Il terzo quesito, sulla scheda grigia, chiede di abrogare la norma che consente ai datori di lavoro di assumere a tempo determinato senza specificarne la causale per i primi dodici mesi. Se il “Sì” vincesse, i datori di lavoro sarebbero obbligati a giustificare fin dall’inizio la scelta di un contratto temporaneo. Questa modifica mira a limitare l’abuso di contratti precari, che spesso non riflettono reali esigenze temporanee. Tuttavia, i rappresentanti delle imprese avvertono che l’obbligo di fornire una giustificazione potrebbe complicare la gestione del personale, rendendo più difficile coprire esigenze temporanee come malattie o picchi di lavoro.

Il quarto quesito, presentato sulla scheda rossa, riguarda la corresponsabilità solidale tra imprese committenti e appaltatrici in caso di incidenti sul lavoro. La legge attuale permette ai committenti di liberarsi da responsabilità se l’incidente è causato da rischi specifici dell’attività dell’appaltatore. Se il referendum venisse approvato, questa eccezione verrebbe eliminata. Ciò significherebbe che i committenti sarebbero sempre responsabili per gli infortuni, aumentando così la loro responsabilità legale. Proprio per questa ragione, la CGIL e altri sostenitori del referendum sostengono che questa modifica potrebbe migliorare la sicurezza nei luoghi di lavoro, spingendo le imprese a scegliere appaltatori più affidabili e attenti alla sicurezza, riducendo così il numero di incidenti.

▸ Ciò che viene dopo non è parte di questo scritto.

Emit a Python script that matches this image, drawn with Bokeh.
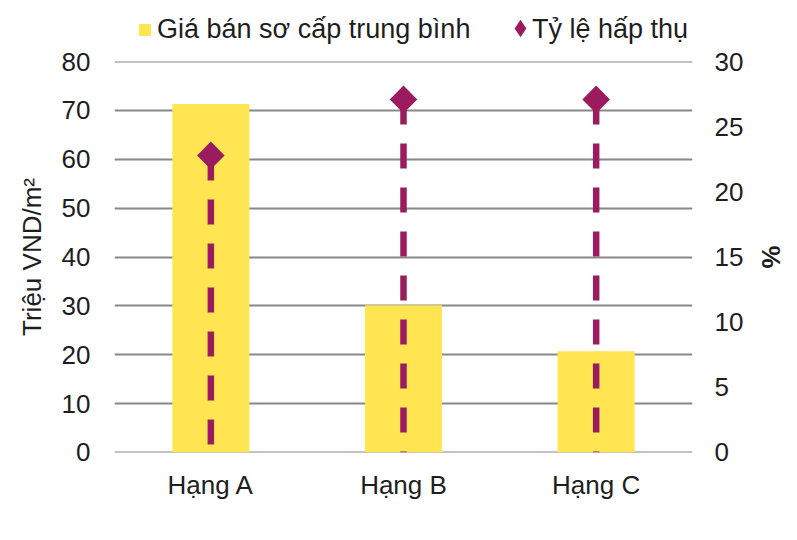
import math
from bokeh.plotting import figure
from bokeh.layouts import column
from bokeh.models import (FactorRange, Range1d, LinearAxis, FixedTicker,
                          Legend, LegendItem)
from bokeh.embed import file_html
from bokeh.resources import INLINE

# ---- data ----
categories = ["Hạng A", "Hạng B", "Hạng C"]
avg_price = [71.3, 30.1, 20.7]        # Triệu VND/m²
absorption = [22.8, 27.1, 27.1]       # %
left_ticks = [0, 10, 20, 30, 40, 50, 60, 70, 80]
right_ticks = [0, 5, 10, 15, 20, 25, 30]
price_label = "Giá bán sơ cấp trung bình"
absorb_label = "Tỷ lệ hấp thụ"
left_title = "Triệu VND/m²"
right_title = "%"

FONT = "Liberation Sans"
TXT = "#1e1e1e"
YELLOW = "#FFE552"
PURPLE = "#9B1C5E"
GRID = "#888888"
FS = "26px"
LFS = "27px"

L_MAX = left_ticks[-1]
R_MAX = right_ticks[-1]
EPS = 0.02  # tiny padding so grid lines at 0 and max are drawn
W = 789

# ---------------- main chart ----------------
p = figure(x_range=FactorRange(*categories),
           y_range=Range1d(-EPS, L_MAX + EPS),
           width=W, height=494,
           output_backend="svg", toolbar_location=None,
           min_border_left=114, min_border_right=97, min_border_top=15,
           min_border_bottom=88, outline_line_color=None,
           background_fill_color="white", border_fill_color="white")
p.extra_y_ranges = {"pct": Range1d(-EPS * R_MAX / L_MAX, R_MAX + EPS * R_MAX / L_MAX)}

p.vbar(x=categories, top=avg_price, width=0.4, fill_color=YELLOW, line_color=None)
p.segment(x0=categories, y0=absorption, x1=categories, y1=[0] * len(absorption),
          y_range_name="pct", line_color=PURPLE, line_width=6.5,
          line_dash="25 19", line_cap="butt")
p.scatter(x=categories, y=absorption, y_range_name="pct", marker="square",
          angle=math.pi / 4, size=19.5, fill_color=PURPLE, line_color=None)

p.xaxis.axis_line_color = None
p.xaxis.major_tick_line_color = None
p.xaxis.minor_tick_line_color = None
p.xaxis.major_tick_out = 0
p.xaxis.major_label_standoff = 17
p.xaxis.major_label_text_font = FONT
p.xaxis.major_label_text_font_size = FS
p.xaxis.major_label_text_color = TXT
p.xgrid.grid_line_color = None

p.yaxis.ticker = FixedTicker(ticks=left_ticks)
p.yaxis.axis_line_color = None
p.yaxis.major_tick_line_color = None
p.yaxis.minor_tick_line_color = None
p.yaxis.major_tick_out = 0
p.yaxis.minor_tick_out = 0
p.yaxis.major_label_standoff = 24
p.yaxis.major_label_text_font = FONT
p.yaxis.major_label_text_font_size = FS
p.yaxis.major_label_text_color = TXT
p.yaxis.axis_label = left_title
p.yaxis.axis_label_standoff = 12
p.yaxis.axis_label_text_font = FONT
p.yaxis.axis_label_text_font_size = FS
p.yaxis.axis_label_text_font_style = "normal"
p.yaxis.axis_label_text_color = TXT
p.ygrid.ticker = FixedTicker(ticks=left_ticks)
p.ygrid.grid_line_color = GRID
p.ygrid.grid_line_width = 2

ra = LinearAxis(y_range_name="pct", ticker=FixedTicker(ticks=right_ticks))
ra.axis_line_color = None
ra.major_tick_line_color = None
ra.minor_tick_line_color = None
ra.major_tick_out = 0
ra.minor_tick_out = 0
ra.major_label_standoff = 22
ra.major_label_text_font = FONT
ra.major_label_text_font_size = FS
ra.major_label_text_color = TXT
ra.axis_label = right_title
ra.axis_label_standoff = 10
ra.axis_label_text_font = FONT
ra.axis_label_text_font_size = FS
ra.axis_label_text_font_style = "bold"
ra.axis_label_text_color = TXT
p.add_layout(ra, "right")

# ---------------- legend strip ----------------
lg = figure(x_range=FactorRange(*categories), y_range=Range1d(1000, 1001),
            width=W, height=46, output_backend="svg", toolbar_location=None,
            x_axis_location=None, y_axis_location=None,
            min_border_left=0, min_border_right=0, min_border_top=0,
            min_border_bottom=0, outline_line_color=None,
            background_fill_color="white", border_fill_color="white")
lg.grid.visible = False
lbars = lg.vbar(x=categories, top=avg_price, width=0.4, fill_color=YELLOW,
                line_color=None)
ldots = lg.scatter(x=categories, y=absorption, marker="diamond",
                   size=19.5, fill_color=PURPLE, line_color=None)

common = dict(padding=0, margin=0, border_line_color=None,
              background_fill_alpha=0, label_text_font=FONT,
              label_text_font_size=LFS, label_text_color=TXT)
leg1 = Legend(items=[LegendItem(label=price_label, renderers=[lbars], index=0)],
              location=(23, 1), glyph_width=15, glyph_height=15,
              label_standoff=5, **common)
# diamond swatch
leg2 = Legend(items=[LegendItem(label=" ", renderers=[ldots], index=0)],
              location=(384, -4), glyph_width=44, glyph_height=44,
              label_standoff=0, label_width=0, **common)
# text of the second legend entry
leg3 = Legend(items=[LegendItem(label=absorb_label, renderers=[ldots], index=0)],
              location=(417, 1), glyph_width=1, glyph_height=1,
              label_standoff=0, **common)
lg.add_layout(leg2)
lg.add_layout(leg1)
lg.add_layout(leg3)

layout = column(lg, p, spacing=0)
open("out.html", "w").write(file_html(layout, INLINE))
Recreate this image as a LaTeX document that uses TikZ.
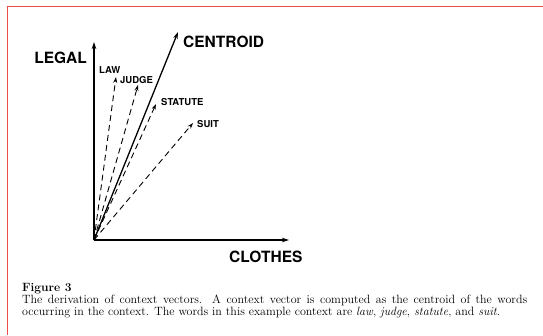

Il dibattito attorno a questi quesiti è acceso e polarizzato. Da una parte, i sostenitori del “Sì” vedono nelle modifiche un’opportunità per ripristinare diritti storici dei lavoratori e migliorare le condizioni di lavoro. Dall’altra, i critici avvertono che tali cambiamenti potrebbero portare a una maggiore incertezza per le imprese, con il rischio di un incremento del precariato e di una diminuzione delle assunzioni a tempo indeterminato. La questione rimane aperta, e il voto di giugno rappresenterà un momento cruciale per il futuro del lavoro in Italia, con implicazioni significative sulle politiche occupazionali e la sicurezza dei lavoratori.